OMG, LMAO!! Went to the Dr, went to physio. Now I'm sitting on my bum trying to heal WITHOUT the surgery.

Oh and I'm doing MSM. I might have to add the Glucosamine. I have just heard differing reports on them. Going to post another thread on this so I don't TOTALLY hijack this. 

OK, my time honored tip is for stings (wasp or bee) use the milky liquid from an onion on it and the pain is gone instantly.


----------



## expatgirl (Nov 18, 2008)

wow something that makes me cry really works........ also ammonia works on insect bites and stings.......ever gotten zapped by a posionous asp?          I thought that I was going to die........called the poison center (yep, they give that kind of advice, too, in addition to whatever plant your toddler has ingested due to your 25 hour survelliance),


----------



## mcnerd (Nov 18, 2008)

The Poison Help hotline 1-800-222-1222 serves as a key medical information resource and helps reduce costly emergency room visits. 
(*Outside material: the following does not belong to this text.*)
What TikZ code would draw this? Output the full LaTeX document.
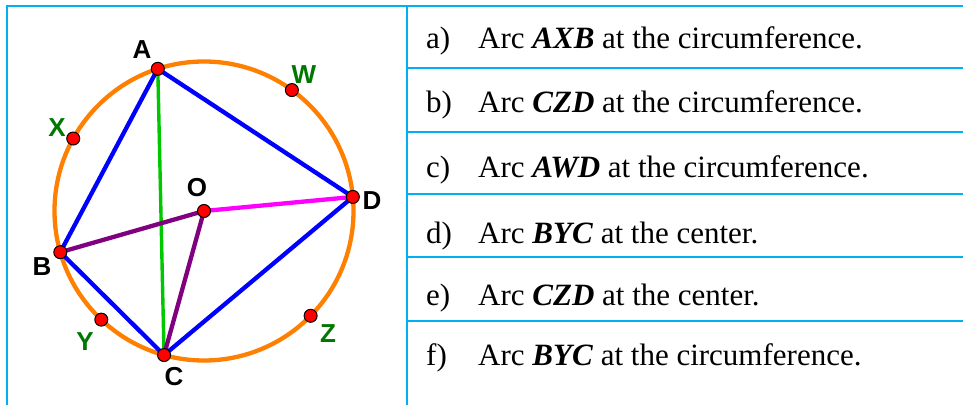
\documentclass[tikz,border=0pt]{standalone}
\usepackage{fontspec}
\setmainfont{Liberation Serif}
\newfontfamily\lblfont{Liberation Sans}
\definecolor{tblcyan}{RGB}{0,176,240}
\definecolor{circorange}{RGB}{255,128,0}
\definecolor{segblue}{RGB}{0,0,255}
\definecolor{seggreen}{RGB}{0,200,0}
\definecolor{segpurple}{RGB}{128,0,128}
\definecolor{segmagenta}{RGB}{255,0,255}
\definecolor{lblgreen}{RGB}{0,120,0}
\tikzset{
  tbl/.style={draw=tblcyan, line width=2.4pt},
  seg/.style={line width=4.3pt},
  dot/.style={circle, fill=red, draw=black, line width=1pt, inner sep=0pt, minimum size=13pt},
  lbl/.style={font=\lblfont\bfseries\fontsize{26}{30}\selectfont, text=black, inner sep=0pt},
  glbl/.style={lbl, text=lblgreen},
  rowtxt/.style={anchor=base west, font=\fontsize{31}{36}\selectfont, inner sep=0pt},
}
\begin{document}
\begin{tikzpicture}[x=1pt,y=1pt]
\useasboundingbox (0,0) rectangle (963,405);
\fill[white] (0,0) rectangle (963,405);
% table
\draw[tbl] (7,0) -- (7,399) -- (963,399);
\draw[tbl] (407,0) -- (407,399);
\foreach \yy in {337,273,211,148,84} \draw[tbl] (407,\yy) -- (963,\yy);
% circle
\coordinate (O0) at (204,194);
\draw[circorange, line width=4.3pt] (O0) circle (149.5);
% points
\path (O0) ++(108:149.5) coordinate (A);
\path (O0) ++(54:149.5) coordinate (W);
\path (O0) ++(151:149.5) coordinate (X);
\path (O0) ++(5.4:149.5) coordinate (D);
\path (O0) ++(196:149.5) coordinate (B);
\path (O0) ++(226.6:149.5) coordinate (Y);
\path (O0) ++(254.5:149.5) coordinate (C);
\path (O0) ++(315.5:149.5) coordinate (Z);
\coordinate (O) at (O0);
% segments
\draw[seg, seggreen, line width=3.4pt] (A) -- (C);
\draw[seg, segblue] (A) -- (B);
\draw[seg, segblue] (A) -- (D);
\draw[seg, segblue] (B) -- (C);
\draw[seg, segblue] (C) -- (D);
\draw[seg, segpurple] (O) -- (B);
\draw[seg, segpurple] (O) -- (C);
\draw[seg, segmagenta] (O) -- (D);
% dots
\foreach \p in {A,W,X,D,B,Y,C,Z,O} \node[dot] (dot\p) at (\p) {};
% labels
\node[lbl] (lA) at (142,355) {A};
\node[lbl] (lO) at (197,217) {O};
\node[lbl] (lD) at (372,204) {D};
\node[lbl] (lB) at (42,138) {B};
\node[lbl] (lC) at (174,28) {C};
\node[glbl] (lW) at (304,330) {W};
\node[glbl] (lX) at (57,277) {X};
\node[glbl] (lY) at (85,63) {Y};
\node[glbl] (lZ) at (328,71) {Z};
% table text
\node[rowtxt] (ka) at (426,356) {a)};
\node[rowtxt] (ta) at (478,356) {Arc \textbf{\textit{AXB}} at the circumference.};
\node[rowtxt] (kb) at (426,292) {b)};
\node[rowtxt] (tb) at (478,292) {Arc \textbf{\textit{CZD}} at the circumference.};
\node[rowtxt] (kc) at (426,228) {c)};
\node[rowtxt] (tc) at (478,228) {Arc \textbf{\textit{AWD}} at the circumference.};
\node[rowtxt] (kd) at (426,162) {d)};
\node[rowtxt] (td) at (478,162) {Arc \textbf{\textit{BYC}} at the center.};
\node[rowtxt] (ke) at (426,100) {e)};
\node[rowtxt] (te) at (478,100) {Arc \textbf{\textit{CZD}} at the center.};
\node[rowtxt] (kf) at (426,40) {f)};
\node[rowtxt] (tf) at (478,40) {Arc \textbf{\textit{BYC}} at the circumference.};
\end{tikzpicture}
\end{document}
Everyone should have that number in their cellphone and home phones.


----------



## expatgirl (Nov 19, 2008)

mcnerd said:


> The Poison Help hotline 1-800-222-1222 serves as a key medical information resource and helps reduce costly emergency room visits.
> 
> Everyone should have that number in their cellphone and home phones.



I totally agree........my son was something else........the kid could not stop raising my blood pressure.........do you know how many times I went to that life line...............?????........he was forever putting stuff in his mouth........the one berry that was NOT poisonous he ingested.............even the poison control information center guy was impressed.....your son is amazing in what he picks to eat..........he knows what's lethal and what isn't.........


----------



## lgreen (Nov 20, 2008)

Alix said:


> Got anything to heal the meniscus in my knee?


hello all,
I use a supplement called "Zyflamend" made by New Chapter company in the USA. It has really helped my bad knee for over 5 years now. There is no operation for what ails me, so I had to search for a natural aid for the pain.

This product is a natural anti-inflammatory and has no side affects at all. 

I think you will find it a big help too!


----------